Nikon introduced me to optical engineering.
I studied optical engineering after joining Nikon.
Tell us your motives for entering Nikon.
I had known the name of Nikon since my junior high school days as I was a great fan of cameras and astronomical telescopes. My image of Nikon was that the company only dealt with expensive high-class products, and so never thought that it would enter my life. But chances were that Nikon Oi Plant was close to my university. That’s why I applied for a position with the company at the time. So it is completely by chance that I am here today.
Your initial assignment was in the optical department?
Yes, it was. That department was where they made designs of optical systems for surveying equipment and microscopes. I was assigned to design lenses there. I waited for some time, and then received my first job, which was to increase the functions of measurement software applied for use with a 3D coordinate measuring machine — which Nikon imported for marketing in Japan. Thus, my first project at Nikon had no relation to optics.
Your achievements are many, including the development of automatic lens designing software — most frequently used at Nikon.
The automatic lens designing software, employing the rank-down method, acquired quite a good reputation, and became the software most regularly used at Nikon. Other software I developed for Nikon includes those for camera AF optical system design, magneto-optical-disk signal analysis, waveguide* device analysis and near-field optical-microscope signal analysis.
Your developments attracted quite a lot of attention.
The mode interference microscope, which we developed by applying a waveguide, was selected as a Noteworthy Invention by the Science and Technology Agency (now, the Ministry of Education, Culture, Sports, Science and Technology).

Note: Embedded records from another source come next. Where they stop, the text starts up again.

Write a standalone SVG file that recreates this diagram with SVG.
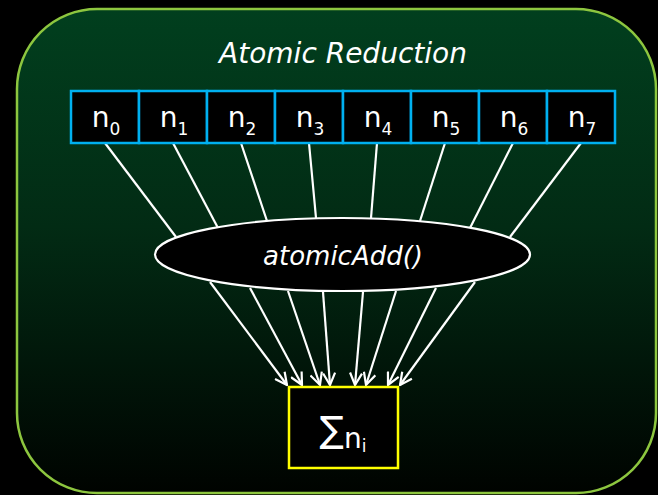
<svg xmlns="http://www.w3.org/2000/svg" width="658" height="495" viewBox="0 0 658 495">
<style>
.t{font-family:"DejaVu Sans","Open Sans",sans-serif;fill:#fff}
.cell{fill:#000;stroke:#00B0F0;stroke-width:2.5}
.ln{stroke:#fff;stroke-width:2.2;fill:none}
.arr{stroke:#fff;stroke-width:2.2;fill:none;marker-end:url(#ah)}
</style>
<defs>
<linearGradient id="bg" x1="0" y1="0" x2="0" y2="1">
<stop offset="0" stop-color="#013F1E"/>
<stop offset="0.45" stop-color="#022B14"/>
<stop offset="1" stop-color="#000300"/>
</linearGradient>
<marker id="ah" markerUnits="userSpaceOnUse" viewBox="0 0 14 14" refX="13" refY="7" markerWidth="14" markerHeight="14" orient="auto">
<path d="M1,1 L13,7 L1,13" fill="none" stroke="#fff" stroke-width="2.2"/>
</marker>
</defs>
<rect width="658" height="495" fill="#000"/>
<g id="panel">
<rect x="17" y="9" width="639" height="484" rx="80" ry="80" fill="url(#bg)" stroke="#8DC63F" stroke-width="2.5"/>
<text class="t" x="343" y="63" font-size="28" font-style="italic" text-anchor="middle">Atomic Reduction</text>
</g>
<g id="connectors">
<line class="ln" x1="105" y1="143" x2="176" y2="237"/>
<line class="ln" x1="173" y1="143" x2="218" y2="228"/>
<line class="ln" x1="241" y1="143" x2="267" y2="221"/>
<line class="ln" x1="309" y1="143" x2="316" y2="218"/>
<line class="ln" x1="377" y1="143" x2="371" y2="218"/>
<line class="ln" x1="445" y1="143" x2="420" y2="221"/>
<line class="ln" x1="513" y1="143" x2="470" y2="228"/>
<line class="ln" x1="581" y1="143" x2="510" y2="237"/>
<line class="arr" x1="210" y1="282" x2="287" y2="385"/>
<line class="arr" x1="250" y1="288" x2="302" y2="385"/>
<line class="arr" x1="288" y1="291" x2="320" y2="385"/>
<line class="arr" x1="323" y1="292" x2="330" y2="385"/>
<line class="arr" x1="363" y1="292" x2="355" y2="385"/>
<line class="arr" x1="396" y1="291" x2="366" y2="385"/>
<line class="arr" x1="436" y1="288" x2="388" y2="385"/>
<line class="arr" x1="475" y1="282" x2="400" y2="385"/>
</g>
<g id="array">
<rect class="cell" x="71" y="91" width="68" height="52"/>
<rect class="cell" x="139" y="91" width="68" height="52"/>
<rect class="cell" x="207" y="91" width="68" height="52"/>
<rect class="cell" x="275" y="91" width="68" height="52"/>
<rect class="cell" x="343" y="91" width="68" height="52"/>
<rect class="cell" x="411" y="91" width="68" height="52"/>
<rect class="cell" x="479" y="91" width="68" height="52"/>
<rect class="cell" x="547" y="91" width="68" height="52"/>
<text class="t" x="106" y="127" font-size="28" text-anchor="middle">n<tspan font-size="17" dy="8">0</tspan></text>
<text class="t" x="174" y="127" font-size="28" text-anchor="middle">n<tspan font-size="17" dy="8">1</tspan></text>
<text class="t" x="242" y="127" font-size="28" text-anchor="middle">n<tspan font-size="17" dy="8">2</tspan></text>
<text class="t" x="310" y="127" font-size="28" text-anchor="middle">n<tspan font-size="17" dy="8">3</tspan></text>
<text class="t" x="378" y="127" font-size="28" text-anchor="middle">n<tspan font-size="17" dy="8">4</tspan></text>
<text class="t" x="446" y="127" font-size="28" text-anchor="middle">n<tspan font-size="17" dy="8">5</tspan></text>
<text class="t" x="514" y="127" font-size="28" text-anchor="middle">n<tspan font-size="17" dy="8">6</tspan></text>
<text class="t" x="582" y="127" font-size="28" text-anchor="middle">n<tspan font-size="17" dy="8">7</tspan></text>
</g>
<g id="atomicAdd">
<ellipse cx="342.5" cy="254.5" rx="187.5" ry="36.5" fill="#000" stroke="#fff" stroke-width="2.2"/>
<text class="t" x="343" y="265" font-size="26" font-style="italic" text-anchor="middle">atomicAdd()</text>
</g>
<g id="sum">
<rect x="289" y="387" width="109" height="81" fill="#000" stroke="#FFFF00" stroke-width="2.5"/>
<text class="t" x="343" y="448" font-size="28" text-anchor="middle"><tspan font-size="36" dy="-6">∑</tspan><tspan dy="6">n</tspan><tspan font-size="17" dy="4">i</tspan></text>
</g>
</svg>
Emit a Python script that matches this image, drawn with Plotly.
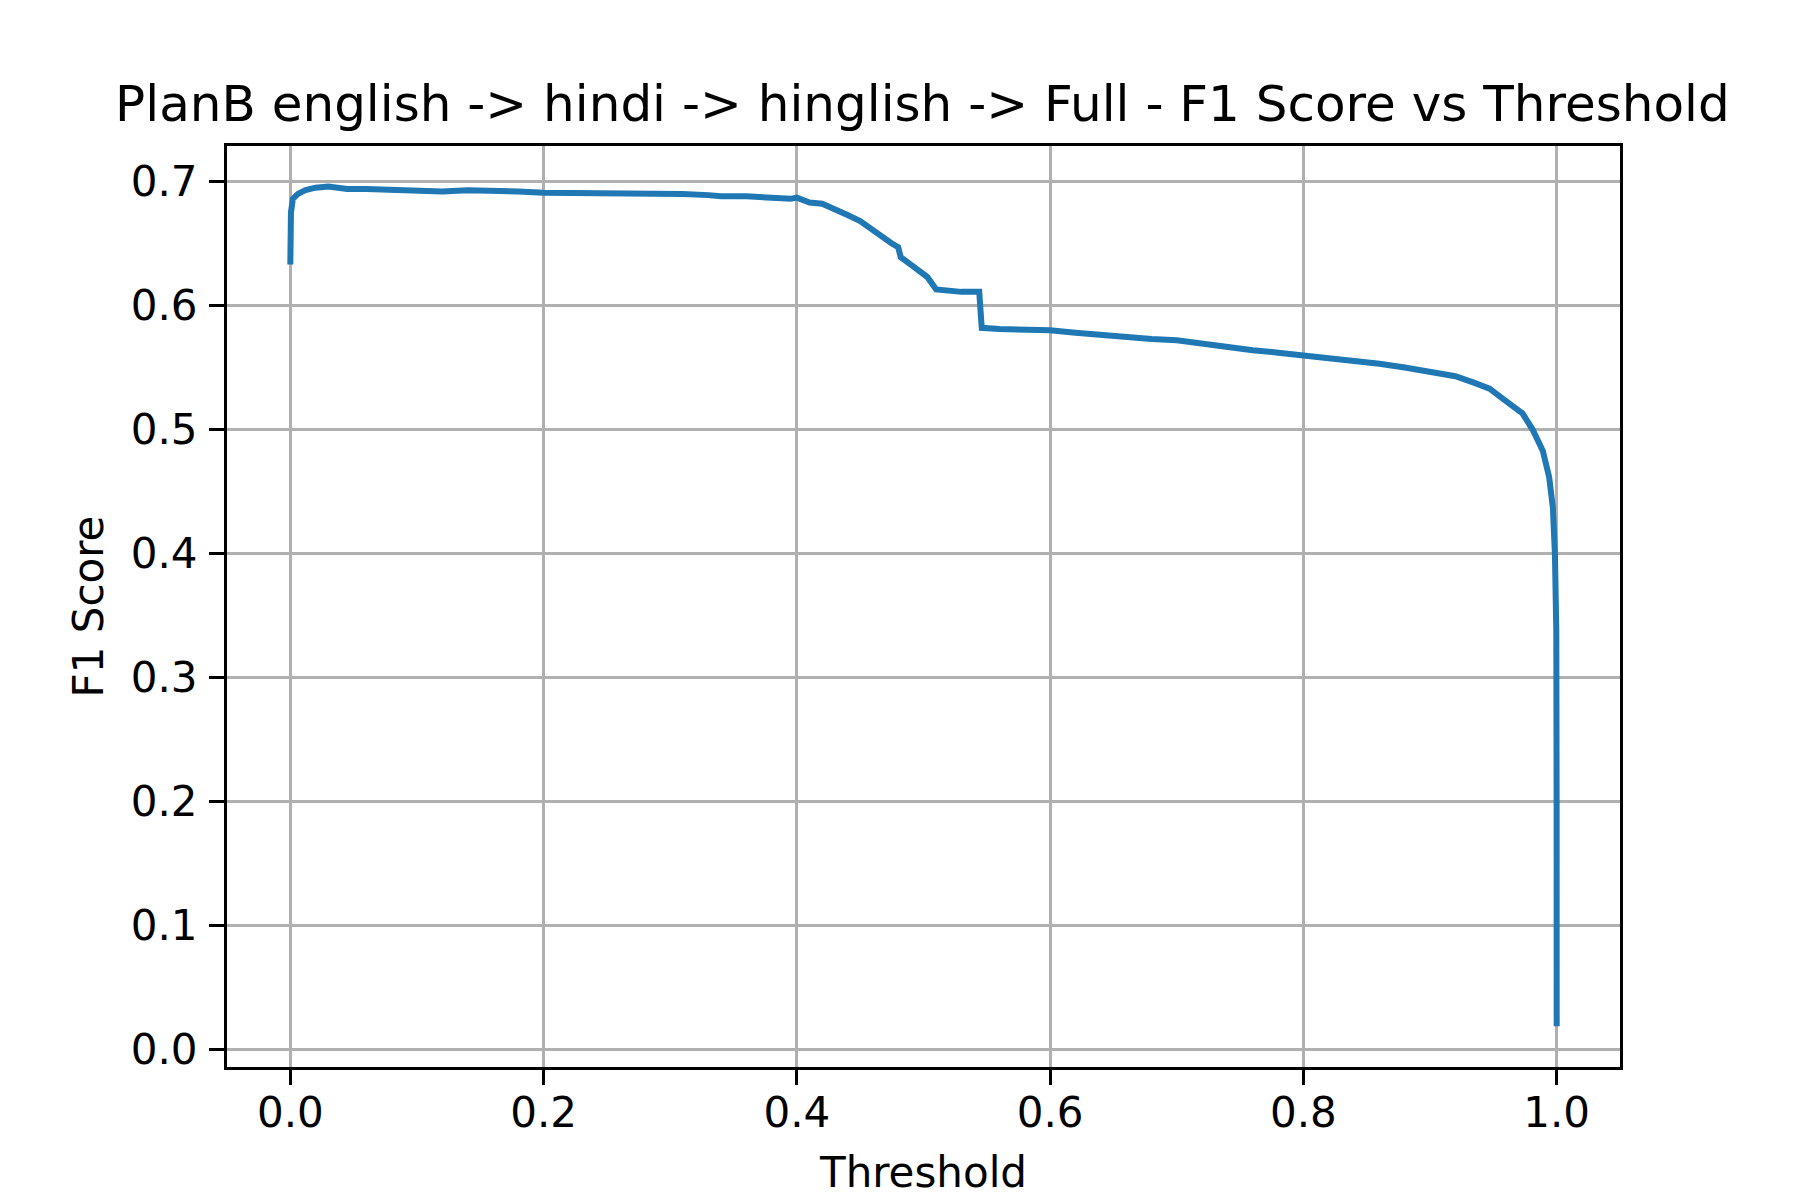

In addition, the development of nonlinear multiplex exposure design for IC steppers was featured on the front page of the Nikkan Kogyo Shimbun. This was quite a happy surprise.
- *Waveguide: An optical transmission path created by using materials having certain optical characteristics.
Research meetings at the University of Tokyo greatly stimulated the desire to study and learn.
Did you study optics, particularly optical engineering, at your university?
I studied nuclear physics at my university. I started the study of optics after I joined Nikon. Several years later, I also joined the Tuesday Seminar, which exerted a great influence over me at the time. Participants were asked to give a lecture about their own area of expertise every Tuesday.
What impression did this make on you?
I was surprised to hear the very high-level questions that members asked.
The topic of the day would often be about something they’d heard of for the first time that day, but they grasped the essence in a short time and asked precise questions. I was extremely impressed with the intelligence of the questions. I remember that I studied hard back at home so I would be able to follow the topics of the meetings.